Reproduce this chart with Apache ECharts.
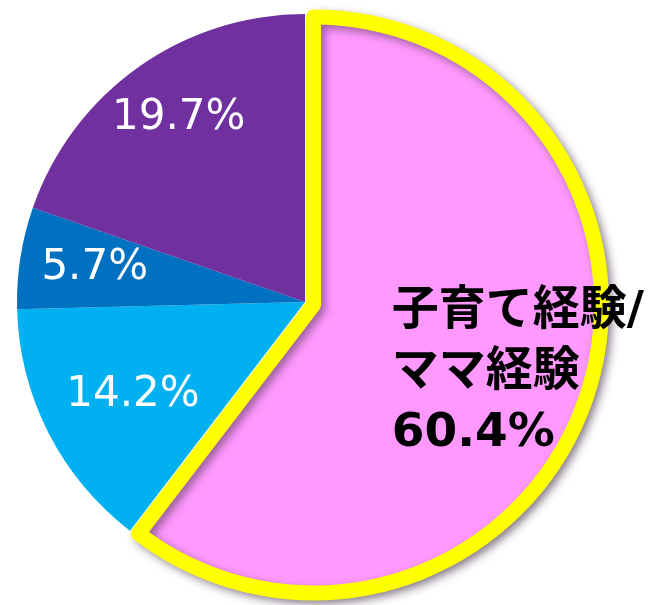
<!DOCTYPE html>
<html>
<head>
<meta charset="utf-8">
<script src="https://cdn.jsdelivr.net/npm/echarts@6/dist/echarts.min.js"></script>
<style>
  html, body { margin: 0; padding: 0; background: #fff; }
  #chart { width: 652px; height: 605px; }
</style>
</head>
<body>
<div id="chart"></div>
<script>
  // slices, clockwise from 12 o'clock
  const names = ['子育て経験/\nママ経験', 'B', 'C', 'D']
  const values = [60.4, 14.2, 5.7, 19.7]
  const colors = ['#FF99FF', '#00B0F0', '#0070C0', '#7030A0']
  // label nudges from the default inside spot
  const labelShift = [[-61, 21], [-41, 26], [-65, -11], [-41, -64]]

  const chart = echarts.init(document.getElementById('chart'))

  const seriesData = values.map(function (v, i) {
    const item = { name: names[i], value: v, itemStyle: { color: colors[i], borderWidth: 0 } }
    if (i === 0) {
      const pinkStyle = {
        color: colors[0],
        borderColor: '#FFFF00',
        borderWidth: 15,
        borderJoin: 'round',
        shadowColor: 'rgba(60,40,60,0.5)',
        shadowBlur: 8,
        shadowOffsetX: 4,
        shadowOffsetY: 4
      }
      item.selected = true
      item.itemStyle = pinkStyle
      item.select = { itemStyle: pinkStyle }
      item.label = {
        color: '#000',
        fontWeight: 'bold',
        fontSize: 47,
        lineHeight: 61,
        formatter: function (p) { return p.name + '\n' + p.value + '%' }
      }
    }
    return item
  })

  chart.setOption({
    animation: false,
    series: [{
      type: 'pie',
      center: [305, 302],
      radius: 288,
      startAngle: 90,
      clockwise: true,
      selectedMode: 'single',
      selectedOffset: 9,
      silent: true,
      label: {
        show: true,
        position: 'inside',
        color: '#fff',
        fontSize: 42,
        fontFamily: '"DejaVu Sans", "Noto Sans CJK JP"',
        formatter: '{c}%'
      },
      labelLine: { show: false },
      labelLayout: function (p) {
        const s = labelShift[p.dataIndex]
        const out = { dx: s[0], dy: s[1] }
        if (p.dataIndex === 0) out.align = 'left'
        return out
      },
      emphasis: { disabled: true },
      data: seriesData
    }]
  })
</script>
</body>
</html>
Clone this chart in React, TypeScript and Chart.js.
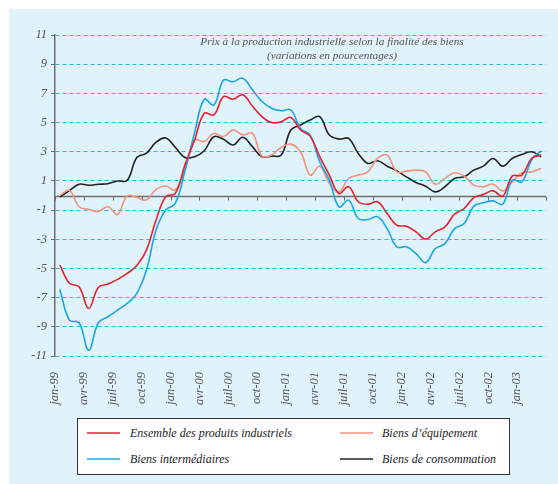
============
§ Exercise goal: Restate the data word for word from its first line through the line with "const chart = echarts.init(document.getElementById('chart'))", leaving out any picture along the way.

§ Result of the exercise:
Reproduce this chart with Apache ECharts.
<!DOCTYPE html>
<html>
<head>
<meta charset="utf-8">
<script src="https://cdn.jsdelivr.net/npm/echarts@6/dist/echarts.min.js"></script>
<style>
  html, body { margin: 0; padding: 0; background: #fff; }
  #chart { width: 652px; height: 605px; }
</style>
</head>
<body>
<div id="chart"></div>
<script>
  // slices, clockwise from 12 o'clock
  const names = ['子育て経験/\nママ経験', 'B', 'C', 'D']
  const values = [60.4, 14.2, 5.7, 19.7]
  const colors = ['#FF99FF', '#00B0F0', '#0070C0', '#7030A0']
  // label nudges from the default inside spot
  const labelShift = [[-61, 21], [-41, 26], [-65, -11], [-41, -64]]

  const chart = echarts.init(document.getElementById('chart'))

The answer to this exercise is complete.